NAC up your alley! – NAC Appliance…
Tags: Network Admission Control (NAC)
In previous posts, we discussed the authentication component of the NAC Appliance and how the trigger process begins once a host is introduced to the network. In our last discussion I brought up the NAA (NAC Appliance Agent) so let’s dive further into this agent.
The NAA is our “middleware” that allows the NAC Appliance to communicate with your host and check for compliance (aka authorization) and authentication. I mean if you think about it, a NAC Appliance cannot just ask your corporate hosts what software is installed. There are firewalls and all the other software you’ve installed on the hosts, so the only way to query the host is by use of an agent. The agent itself should be installed ahead of time before the Appliances go live at all. So here is the kicker;
- The agent requires admin rights to be installed.
- The agent runs as a process under the logged in user and not as a system service (in the next rev this will be updated).
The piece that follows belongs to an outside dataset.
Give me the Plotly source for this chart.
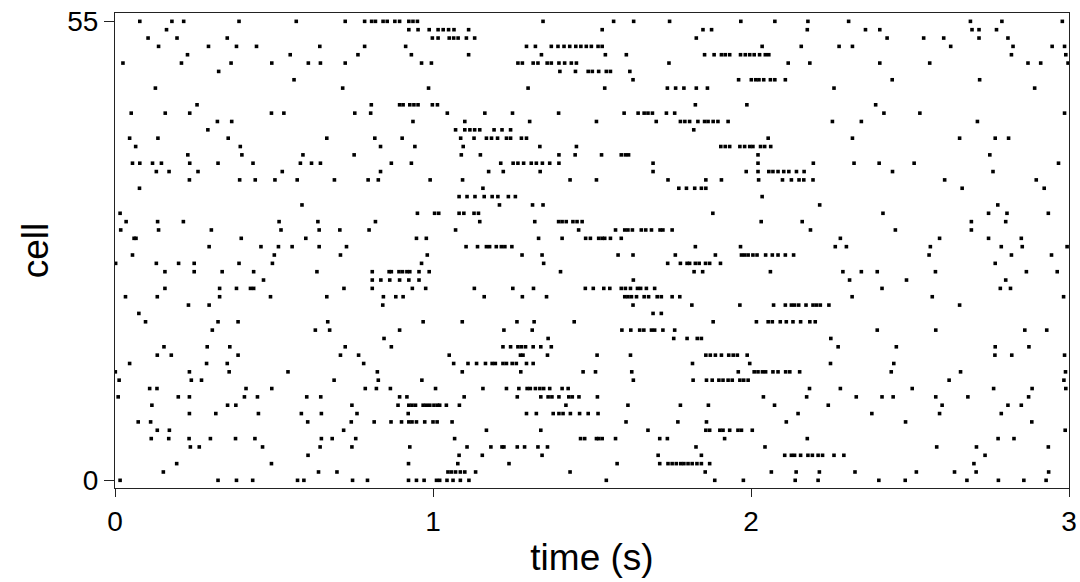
import plotly.graph_objects as go

# Spike times (s) for each cell
cell_55 = [0.078, 0.179, 0.216, 0.390, 0.570, 0.724, 0.785, 0.807, 0.819, 0.843, 0.856, 0.880, 0.895, 0.924, 0.937, 0.951, 1.346, 1.568, 1.631, 1.744, 1.968, 2.075, 2.179, 2.307, 2.690, 2.789, 2.979]
cell_54 = [0.162, 0.924, 0.953, 0.988, 1.016, 1.032, 1.049, 1.066, 1.112, 1.532, 1.849, 1.876, 2.177, 2.360, 2.405, 2.695, 2.717, 2.772]
cell_53 = [0.104, 0.195, 0.353, 0.998, 1.016, 1.051, 1.065, 1.079, 1.105, 1.131, 1.828, 2.428, 2.543, 2.606, 2.717, 2.808]
cell_52 = [0.137, 0.294, 0.382, 0.445, 0.644, 0.785, 0.914, 1.294, 1.322, 1.372, 1.393, 1.412, 1.430, 1.449, 1.465, 1.482, 1.498, 1.519, 1.532, 2.035, 2.158, 2.277, 2.319, 2.628, 2.824, 2.947, 2.986]
cell_51 = [0.228, 0.551, 0.764, 0.932, 1.112, 1.341, 1.542, 1.608, 1.854, 1.884, 1.907, 1.919, 1.933, 1.967, 1.982, 1.996, 2.010, 2.027, 2.045, 2.056, 2.819, 2.990]
cell_50 = [0.025, 0.209, 0.365, 0.493, 0.608, 0.646, 0.724, 0.964, 0.995, 1.267, 1.281, 1.315, 1.330, 1.359, 1.372, 1.396, 1.414, 1.435, 1.451, 1.742, 2.117, 2.185, 2.405, 2.562, 2.871, 2.911, 2.997]
cell_49 = [0.326, 1.399, 1.448, 1.488, 1.501, 1.521, 1.545, 1.558, 1.619]
cell_48 = [0.563, 1.629, 1.961, 2.001, 2.015, 2.025, 2.040, 2.061, 2.075, 2.108, 2.444, 2.719]
cell_47 = [0.127, 0.716, 0.986, 1.299, 1.540, 1.737, 1.763, 1.789, 1.828, 1.863, 2.261, 2.892]
cell_46 = []
cell_45 = [0.258, 0.806, 0.895, 0.906, 0.927, 0.940, 0.953, 0.998, 1.014, 1.825, 1.987, 2.392]
cell_44 = [0.051, 0.158, 0.235, 0.492, 0.531, 0.754, 0.804, 1.045, 1.163, 1.250, 1.395, 1.601, 1.645, 1.664, 1.676, 1.690, 1.734, 1.760, 2.418, 2.531, 2.986]
cell_43 = [0.322, 0.367, 0.937, 1.100, 1.304, 1.514, 1.702, 1.778, 1.792, 1.807, 1.833, 1.854, 1.865, 1.881, 1.896, 1.928, 2.256, 2.347, 2.712]
cell_42 = [0.292, 1.071, 1.100, 1.116, 1.131, 1.147, 1.192, 1.217, 1.244, 1.820]
cell_41 = [0.046, 0.135, 0.356, 0.666, 0.817, 0.903, 1.087, 1.129, 1.168, 1.184, 1.203, 1.231, 1.244, 1.278, 1.294, 2.054, 2.319, 2.656, 2.768, 2.810]
cell_40 = [0.065, 0.394, 0.835, 0.943, 1.095, 1.336, 1.451, 1.905, 1.919, 1.933, 1.965, 1.980, 1.996, 2.006, 2.030, 2.043, 2.062]
cell_39 = [0.229, 0.399, 0.591, 0.752, 1.089, 1.149, 1.396, 1.447, 1.530, 1.592, 1.605, 1.615, 2.022, 2.751]
cell_38 = [0.055, 0.078, 0.118, 0.146, 0.235, 0.324, 0.434, 0.583, 0.618, 0.646, 0.869, 0.932, 1.213, 1.252, 1.267, 1.285, 1.309, 1.325, 1.344, 1.367, 1.396, 1.692, 2.022, 2.196, 2.324, 2.403, 2.513, 2.967]
cell_37 = [0.130, 0.170, 0.261, 0.526, 0.835, 1.175, 1.221, 1.337, 1.692, 1.985, 2.022, 2.056, 2.069, 2.085, 2.103, 2.119, 2.143, 2.167, 2.445, 2.761]
cell_36 = [0.234, 0.392, 0.441, 0.503, 0.573, 0.690, 0.796, 0.828, 0.991, 1.093, 1.431, 1.514, 1.739, 1.858, 1.907, 2.024, 2.099, 2.127, 2.151, 2.166, 2.195, 2.609, 2.897]
cell_35 = [0.077, 1.157, 1.773, 1.797, 1.823, 1.844, 1.858, 2.664, 2.922]
cell_34 = [1.082, 1.107, 1.132, 1.161, 1.186, 1.204, 1.237, 1.259, 2.035]
cell_33 = [0.588, 1.209, 1.313, 1.346, 2.216, 2.776]
cell_32 = [0.016, 0.951, 1.005, 1.018, 1.082, 1.097, 1.129, 1.143, 1.880, 2.415, 2.747, 2.805, 2.935]
cell_31 = [0.035, 0.134, 0.215, 0.516, 0.638, 0.819, 1.147, 1.320, 1.395, 1.406, 1.419, 1.440, 1.453, 1.469, 2.032, 2.161, 2.693, 2.801]
cell_30 = [0.018, 0.137, 0.303, 0.522, 0.642, 0.707, 0.799, 1.071, 1.458, 1.574, 1.603, 1.613, 1.627, 1.655, 1.669, 1.687, 1.714, 1.723, 1.752, 2.187, 2.454, 2.693]
cell_29 = [0.060, 0.066, 0.397, 0.600, 0.948, 0.979, 1.332, 1.406, 1.480, 1.495, 1.521, 1.532, 1.540, 1.558, 1.592, 2.281, 2.593, 2.747, 2.850]
cell_28 = [0.296, 0.459, 0.514, 0.557, 0.642, 0.728, 1.104, 1.140, 1.168, 1.178, 1.199, 1.215, 1.226, 1.248, 1.825, 1.967, 2.265, 2.300, 2.564, 2.787, 2.853, 2.994]
cell_27 = [0.055, 0.501, 0.709, 0.982, 1.280, 1.343, 1.582, 1.629, 1.762, 1.888, 1.970, 1.980, 1.991, 2.006, 2.019, 2.046, 2.067, 2.085, 2.108, 2.134, 2.560, 2.819, 2.945]
cell_26 = [0.002, 0.130, 0.200, 0.249, 0.390, 0.495, 0.964, 1.348, 1.738, 1.778, 1.799, 1.807, 1.825, 1.837, 1.857, 1.870, 1.904, 2.768]
cell_25 = [0.157, 0.249, 0.337, 0.436, 0.635, 0.809, 0.862, 0.869, 0.893, 0.904, 0.918, 0.927, 0.956, 0.988, 1.401, 1.821, 1.848, 2.061, 2.289, 2.347, 2.397, 2.580, 2.866, 2.963]
cell_24 = [0.467, 0.809, 0.836, 0.864, 0.895, 0.924, 0.956, 1.630, 2.310, 2.489, 2.801]
cell_23 = [0.157, 0.329, 0.382, 0.426, 0.436, 0.720, 0.809, 0.935, 0.977, 1.130, 1.251, 1.316, 1.479, 1.504, 1.537, 1.556, 1.592, 1.605, 1.621, 1.643, 1.653, 1.671, 1.697, 2.412, 2.784, 2.816]
cell_22 = [0.033, 0.133, 0.329, 0.489, 0.666, 0.844, 0.883, 0.906, 1.161, 1.281, 1.357, 1.603, 1.613, 1.624, 1.640, 1.664, 1.678, 1.705, 1.718, 1.752, 1.776, 2.318, 2.570, 2.983]
cell_21 = [0.231, 0.296, 0.842, 1.629, 1.814, 1.965, 2.071, 2.108, 2.127, 2.137, 2.150, 2.173, 2.195, 2.206, 2.218, 2.245, 2.656]
cell_20 = [0.075, 1.692, 1.718]
cell_19 = [0.096, 0.324, 0.387, 0.669, 0.969, 1.092, 1.264, 1.318, 1.444, 1.881, 2.017, 2.054, 2.067, 2.092, 2.111, 2.132, 2.156, 2.185, 2.202]
cell_18 = [0.306, 0.630, 0.675, 0.895, 1.223, 1.312, 1.594, 1.622, 1.650, 1.663, 1.687, 1.697, 1.723, 1.760, 2.397, 2.581, 2.861, 2.930]
cell_17 = [0.846, 1.362, 1.757, 1.799, 1.831, 1.844, 2.251]
cell_16 = [0.154, 0.290, 0.361, 0.724, 0.869, 1.220, 1.244, 1.267, 1.278, 1.291, 1.315, 1.339, 1.372, 2.274, 2.457, 2.768, 2.874]
cell_15 = [0.133, 0.177, 0.387, 0.709, 0.766, 1.051, 1.275, 1.283, 1.360, 1.516, 1.621, 1.858, 1.872, 1.888, 1.907, 1.930, 1.944, 1.957, 1.988, 2.767, 2.820, 2.986]
cell_14 = [0.046, 0.288, 0.353, 0.782, 1.065, 1.110, 1.137, 1.165, 1.186, 1.196, 1.220, 1.231, 1.249, 1.262, 1.294, 1.315, 1.816, 1.996, 2.250, 2.449]
cell_13 = [0.001, 0.234, 0.359, 0.544, 0.825, 1.092, 1.276, 1.472, 1.511, 1.625, 1.960, 2.010, 2.022, 2.036, 2.046, 2.069, 2.085, 2.109, 2.122, 2.153, 2.441, 2.659, 2.989]
cell_12 = [0.013, 0.240, 0.272, 0.689, 0.828, 0.965, 1.630, 1.818, 1.860, 1.878, 1.899, 1.912, 1.928, 1.941, 1.965, 1.977, 1.991, 2.623, 2.984]
cell_11 = [0.109, 0.132, 0.412, 0.493, 0.787, 0.822, 0.866, 1.008, 1.157, 1.231, 1.270, 1.296, 1.306, 1.322, 1.336, 1.348, 1.367, 1.406, 1.425, 2.184, 2.281, 2.507, 2.763, 2.884, 2.990]
cell_10 = [0.010, 0.199, 0.234, 0.407, 0.448, 0.603, 0.647, 0.895, 0.918, 1.098, 1.265, 1.339, 1.362, 1.374, 1.396, 1.427, 1.438, 1.459, 1.517, 2.039, 2.175, 2.331, 2.412, 2.447, 2.581, 2.682, 2.873]
cell_09 = [0.116, 0.354, 0.380, 0.745, 0.890, 0.924, 0.934, 0.945, 0.969, 0.979, 0.990, 1.003, 1.014, 1.021, 1.042, 1.083, 1.418, 1.613, 1.778, 1.866, 2.074, 2.243, 2.601, 2.808, 2.850]
cell_08 = [0.234, 0.317, 0.451, 0.586, 0.649, 0.761, 0.922, 1.294, 1.325, 1.378, 1.396, 1.409, 1.432, 1.461, 1.488, 1.519, 2.148, 2.380, 2.593, 2.787]
cell_07 = [0.073, 0.112, 0.606, 0.743, 0.815, 0.868, 0.901, 0.924, 0.934, 0.948, 0.974, 1.000, 1.013, 1.060, 1.607, 1.770, 1.860, 2.111, 2.486, 2.883]
cell_06 = [0.133, 0.171, 0.719, 1.168, 1.339, 1.676, 1.858, 1.870, 1.902, 1.912, 1.933, 1.959, 1.970, 2.004, 2.988]
cell_05 = [0.114, 0.169, 0.233, 0.300, 0.379, 0.440, 0.649, 0.683, 0.757, 1.068, 1.464, 1.477, 1.514, 1.521, 1.532, 1.574, 1.713, 1.737, 1.917, 2.177, 2.777, 2.827]
cell_04 = [0.237, 0.265, 0.464, 0.645, 0.745, 0.927, 1.107, 1.182, 1.217, 1.223, 1.265, 1.288, 1.330, 1.360, 1.827, 2.044, 2.584, 2.709, 2.935]
cell_03 = [0.607, 1.082, 1.155, 1.343, 1.708, 1.844, 2.106, 2.127, 2.137, 2.156, 2.179, 2.193, 2.211, 2.225, 2.261, 2.292, 2.736]
cell_02 = [0.194, 0.492, 0.923, 1.078, 1.239, 1.579, 1.713, 1.739, 1.752, 1.765, 1.779, 1.789, 1.802, 1.815, 1.830, 1.844, 1.870, 2.701]
cell_01 = [0.152, 0.640, 0.698, 1.047, 1.058, 1.071, 1.086, 1.100, 1.134, 1.431, 1.856, 2.064, 2.142, 2.215, 2.327, 2.520, 2.640, 2.708, 2.936]
cell_00 = [0.016, 0.324, 0.382, 0.433, 0.574, 0.594, 0.747, 0.794, 0.923, 0.948, 0.972, 1.011, 1.021, 1.044, 1.063, 1.086, 1.113, 1.545, 1.886, 1.976, 2.139, 2.211, 2.402, 2.485, 2.679, 2.778, 2.858, 2.928]

cells = [cell_00, cell_01, cell_02, cell_03, cell_04, cell_05, cell_06, cell_07, cell_08, cell_09,
         cell_10, cell_11, cell_12, cell_13, cell_14, cell_15, cell_16, cell_17, cell_18, cell_19,
         cell_20, cell_21, cell_22, cell_23, cell_24, cell_25, cell_26, cell_27, cell_28, cell_29,
         cell_30, cell_31, cell_32, cell_33, cell_34, cell_35, cell_36, cell_37, cell_38, cell_39,
         cell_40, cell_41, cell_42, cell_43, cell_44, cell_45, cell_46, cell_47, cell_48, cell_49,
         cell_50, cell_51, cell_52, cell_53, cell_54, cell_55]

x_ticks = [0, 1, 2, 3]
y_ticks = [0, 55]

xs, ys = [], []
for idx, times in enumerate(cells):
    xs.extend(times)
    ys.extend([idx] * len(times))

font_family = "Liberation Sans, Arial, Helvetica, sans-serif"

fig = go.Figure(go.Scatter(
    x=xs, y=ys, mode="markers",
    marker=dict(symbol="square", size=3.6, color="black", line=dict(width=0)),
    hoverinfo="x+y",
))

fig.update_layout(
    width=1080, height=582,
    margin=dict(l=114.5, r=10.5, t=13.3, b=94, autoexpand=False),
    paper_bgcolor="white", plot_bgcolor="white",
    showlegend=False,
    font=dict(family=font_family, color="black"),
)
fig.update_xaxes(
    range=[0, 3], tickvals=x_ticks, ticktext=[str(v) for v in x_ticks],
    automargin=False, ticklabeloverflow="allow",
    showgrid=False, zeroline=False,
    showline=True, linecolor="#222", linewidth=1.2, mirror=True,
    ticks="outside", ticklen=8, tickcolor="#222", tickwidth=1.2,
    tickfont=dict(size=28, family=font_family),
    title=dict(text="time (s)", font=dict(size=37, family=font_family), standoff=8),
)
fig.update_yaxes(
    range=[-0.92, 56.0], tickvals=y_ticks, ticktext=[str(v) for v in y_ticks],
    automargin=False, ticklabeloverflow="allow",
    showgrid=False, zeroline=False,
    showline=True, linecolor="#222", linewidth=1.2, mirror=True,
    ticks="outside", ticklen=10, tickcolor="#222", tickwidth=1.2,
    tickfont=dict(size=28, family=font_family),
    title=dict(text="cell", font=dict(size=37, family=font_family), standoff=7),
)

fig.write_html(
    "out.html",
    config={"displayModeBar": False},
    post_script="document.documentElement.style.margin='0';document.body.style.margin='0';document.body.style.overflow='hidden';",
)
So while you are adding the NAA to the host you should also add a couple of other key components including the “stub installer” and the root CA certificate. The stub installer can be found either by doing an SCP copy from the NAM or browsing into the NAMs GUI to download the exe file. You will want the stub installer because if a user ever downloads the NAA or needs to update their NAA by means of the NAM providing the file, the stub will automatically be invoked to allow the NAA to be installed/patched therefore not requiring your users to have admin rights. (The downfall to installing the stub installer by the way is that the stub itself needs to be installed with admin rights so this will need to be scripted to be automatically installed by your IT staff.)
The CAs certificate will need also to be installed ahead of time or else the users will see a certificate popup window everytime they log in. Remember that the CA will sign the website certificate used on the NAS and NAM.
Also keep in mind the NAA runs as a Process on the local host. That means the user will need to be logged in order to check for any compliance on the host. A user cannot simply leave their PC on yet logout and expect compliance checking to work correctly. Cisco has mentioned that a service version of the NAA will be coming out shortly, but until then we are stuck with the process.
There are also a few sticking points to the agent. If the user logs in to their Windows host and decides to hold the shift key down to prevent any startup programs from starting, the NAA is subjected to the same bypass, preventing the NAA from loading. It’s the same case if a user simply kills the process in TaskManager. In either of those two cases, the users’ PC will be redirected to the web page of the NAC Appliance once they decide to open their browser and browse to the network or Internet.